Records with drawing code
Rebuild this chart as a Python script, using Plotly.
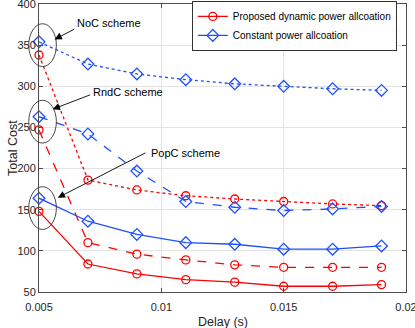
import plotly.graph_objects as go

# delay values (s)
DELAY = [0.005, 0.007, 0.009, 0.011, 0.013, 0.015, 0.017, 0.019]

# proposed dynamic power allocation
NOC_DYN = [338, 186, 174, 167, 163, 160, 157, 155]
RNDC_DYN = [247, 110, 96, 89, 83, 80, 80, 80]
POPC_DYN = [148, 84, 72, 65, 62, 57, 57, 59]

# constant power allocation
NOC_CONST = [354, 327, 315, 308, 303, 300, 297, 295]
RNDC_CONST = [263, 242, 197, 160, 153, 149, 151, 154]
POPC_CONST = [164, 136, 120, 110, 108, 102, 102, 106]

RED = "rgb(255,0,0)"
BLUE = "rgb(30,80,255)"
FONT = "Liberation Sans, Arial, sans-serif"

X_RANGE = [0.005, 0.02]
Y_RANGE = [50, 400]

fig = go.Figure()

series = [
    (NOC_DYN, RED, "circle-open", "dot", False, "Proposed dynamic power allcoation"),
    (RNDC_DYN, RED, "circle-open", "dash", False, "Proposed dynamic power allcoation"),
    (POPC_DYN, RED, "circle-open", "solid", True, "Proposed dynamic power allcoation"),
    (NOC_CONST, BLUE, "diamond-open", "dot", False, "Constant power allcoation"),
    (RNDC_CONST, BLUE, "diamond-open", "dash", False, "Constant power allcoation"),
    (POPC_CONST, BLUE, "diamond-open", "solid", True, "Constant power allcoation"),
]
for vals, col, sym, dash, show, name in series:
    fig.add_trace(go.Scatter(
        x=DELAY, y=vals, mode="lines+markers", name=name, showlegend=show,
        line=dict(color=col, width=1.3, dash=dash),
        marker=dict(symbol=sym, size=8 if sym == "circle-open" else 9,
                    color=col, line=dict(width=1.3, color=col)),
        cliponaxis=False,
    ))


def fx(x):
    return (x - X_RANGE[0]) / (X_RANGE[1] - X_RANGE[0])


def fy(y):
    return (y - Y_RANGE[0]) / (Y_RANGE[1] - Y_RANGE[0])


# ellipses around the first points: (center y)
ELLIPSE_CY = [350, 257, 152]
for cy in ELLIPSE_CY:
    fig.add_shape(type="circle", xref="x domain", yref="y domain",
                  x0=fx(0.00458), x1=fx(0.00571), y0=fy(cy - 26), y1=fy(cy + 26),
                  line=dict(color="#333333", width=0.9))

# labels: text, text pos, arrow tail, arrow head
LABELS = [
    ("NoC scheme", (0.00787, 376.7), (0.00650, 370.3), (0.00564, 357.0)),
    ("RndC scheme", (0.00865, 292.7), (0.00715, 290.3), (0.00556, 272.1)),
    ("PopC scheme", (0.01099, 218.8), (0.00941, 220.0), (0.00577, 164.6)),
]
for txt, tpos, tail, head in LABELS:
    fig.add_annotation(x=tpos[0], y=tpos[1], text=txt, showarrow=False,
                       font=dict(family=FONT, size=11, color="#000"))
    fig.add_annotation(x=head[0], y=head[1], ax=tail[0], ay=tail[1],
                       axref="x", ayref="y", text="", showarrow=True,
                       arrowhead=2, arrowsize=1.6, arrowwidth=0.9,
                       arrowcolor="#000", standoff=0, startstandoff=0)

# axis titles
fig.add_annotation(x=0.5, y=-0.103, xref="paper", yref="paper", text="Delay (s)",
                   xanchor="center", yanchor="middle", showarrow=False,
                   font=dict(family=FONT, size=12.5, color="#262626"))
fig.add_annotation(x=-0.071, y=0.5, xref="paper", yref="paper", text="Total Cost",
                   xanchor="center", yanchor="middle", textangle=-90, showarrow=False,
                   font=dict(family=FONT, size=12.5, color="#262626"))

axis_common = dict(
    showgrid=True, gridcolor="#e3e3e3", gridwidth=1,
    showline=True, linecolor="#4d4d4d", linewidth=1, mirror="ticks",
    ticks="inside", ticklen=4, tickcolor="#4d4d4d",
    zeroline=False, automargin=False, ticklabeloverflow="allow",
    tickfont=dict(family=FONT, size=11, color="#262626"),
)

fig.update_xaxes(range=X_RANGE, tickvals=[0.005, 0.01, 0.015, 0.02],
                 ticktext=["0.005", "0.01", "0.015", "0.02"],
                 ticklabelstandoff=5, **axis_common)
fig.update_yaxes(range=Y_RANGE, tickvals=list(range(50, 401, 50)), **axis_common)

fig.update_layout(
    width=415, height=328,
    margin=dict(l=39, r=9, t=4, b=36, autoexpand=False),
    paper_bgcolor="white", plot_bgcolor="white",
    font=dict(family=FONT, size=11, color="#262626"),
    legend=dict(x=0.975, xanchor="right", y=0.924, yanchor="middle",
                bgcolor="white", bordercolor="#333333", borderwidth=1,
                font=dict(family=FONT, size=10, color="#000"),
                itemwidth=30, tracegroupgap=0),
    showlegend=True,
)

# page body has a default 8px margin; remove it so the figure sits at (0, 0)
fig.write_html("out.html", config={"displayModeBar": False},
               post_script="document.body.style.margin='0';")
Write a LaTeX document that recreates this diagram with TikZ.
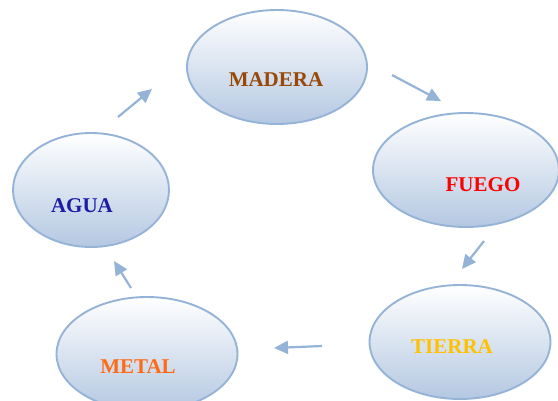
\documentclass[tikz,border=0pt]{standalone}
\usepackage{fontspec}
\setmainfont{Liberation Serif}
\usepackage{xcolor}
\usetikzlibrary{shapes.geometric, arrows.meta}

\definecolor{borde}{HTML}{95B3D7}
\definecolor{fondo}{HTML}{B4C8E2}
\definecolor{cmadera}{HTML}{984807}
\definecolor{cagua}{HTML}{1C1CA6}
\definecolor{cfuego}{HTML}{FF0000}
\definecolor{ctierra}{HTML}{FFC000}
\definecolor{cmetal}{HTML}{FF6A13}

\tikzset{
    elemento/.style={ellipse, draw=borde, line width=1.9pt, top color=white, bottom color=fondo,
        minimum width=180pt, minimum height=114pt, inner sep=0pt},
    nombre/.style={font=\fontsize{21}{24}\selectfont\bfseries, inner sep=0pt},
    flecha/.style={draw=borde, line width=2.2pt, -{Triangle[length=14pt,width=13pt]}}
}

\begin{document}
\begin{tikzpicture}[x=1pt, y=-1pt]
            \useasboundingbox (0, 0) rectangle (558, 400);

            \node[elemento] (madera) at (277, 67) {};
            \node[nombre, text=cmadera] (tmadera) at (276, 80) {MADERA};
            \node[elemento, minimum width=186pt] (fuego) at (466, 170) {};
            \node[nombre, text=cfuego] (tfuego) at (483, 185) {FUEGO};
            \node[elemento, minimum width=181pt] (tierra) at (460, 342) {};
            \node[nombre, text=ctierra] (ttierra) at (452, 347) {TIERRA};
            \node[elemento, minimum width=181pt] (metal) at (147, 354) {};
            \node[nombre, text=cmetal] (tmetal) at (138, 367) {METAL};
            \node[elemento, minimum width=156pt] (agua) at (91, 190) {};
            \node[nombre, text=cagua] (tagua) at (82, 206) {AGUA};

            \coordinate (a1) at (118, 117);
            \coordinate (a2) at (152, 89);
            \coordinate (b1) at (392, 75);
            \coordinate (b2) at (441, 101);
            \coordinate (c1) at (484, 241);
            \coordinate (c2) at (462, 269);
            \coordinate (d1) at (322, 346);
            \coordinate (d2) at (274, 348);
            \coordinate (e1) at (131, 288);
            \coordinate (e2) at (114, 261);

            \draw[flecha] (a1) -- (a2); % agua-madera
            \draw[flecha] (b1) -- (b2); % madera-fuego
            \draw[flecha] (c1) -- (c2); % fuego-tierra
            \draw[flecha] (d1) -- (d2); % tierra-metal
            \draw[flecha] (e1) -- (e2); % metal-agua
        \end{tikzpicture}
\end{document}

Exercise brief: Look through the entries above and report each line where the string "this" occurs.

Solved exercise:
Rebuild this chart as a Python script, using Plotly.
Write a LaTeX document that recreates this diagram with TikZ.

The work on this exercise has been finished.